En 2012, Tom Dumoulin est, à 22 ans, le plus jeune participant du Tour d'Espagne. Il tombe en Andorre dans la huitième étape. Un de ses proches raconte à Libé : «Les gens ont cru qu'il était mort. Un soigneur s'est approché. Il a vu que son ventre était ouvert. On voyait les boyaux, on aurait dit qu'ils étaient en train de sortir. C'était absolument abominable. Le soigneur a failli vomir.» Dumoulin s'en tire avec des points de suture.

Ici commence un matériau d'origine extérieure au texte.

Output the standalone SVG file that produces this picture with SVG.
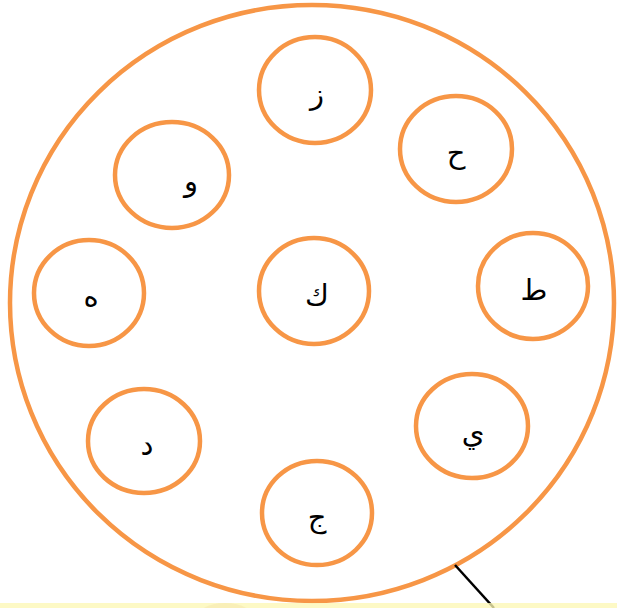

Aucun lien, a priori, entre cet accident et l'épisode des intestins baladeurs cinq ans plus tard. «J'ai fait des tests, les médecins m'ont dit que je ne supportais pas le fructose et le lactose», pense-t-il. Le Néerlandais donne ainsi son corps aux journalistes comme une boîte de jeu Docteur Maboule. Il répète qu'il n'a «rien à cacher». En 2015, il publie ses données physiologiques après sa sixième place au Tour d'Espagne. Rien de suspect à relever. Quant à ses progrès, son passage de coureur de contre-la-montre à grimpeur «qui caresse les pédales» (compliment de Lance Armstrong lui-même), il faut imaginer, comme d'hab, une histoire de perte de poids.
Peigné
Dumoulin l'ouvre en grand sur le dopage. Il s'est bouché le nez devant les ordonnances suspectes de Wiggins en 2016 : «Ça sent mauvais !» Il a aussi écorché Froome, qui l'a battu sur le Giro en mai, sans être encore blanchi de son contrôle «anormal» au salbutamol : «A sa place, je ne serais pas venu.» Le beau Dumoulin, grimpeur le mieux peigné du peloton, sulfate un peu moins sur ce Tour, qu'il devrait achever sur le podium et sur lequel il peut espérer une victoire d'étape samedi dans le contre-la-montre au Pays basque. Tom Dumoulin a appris à se retenir.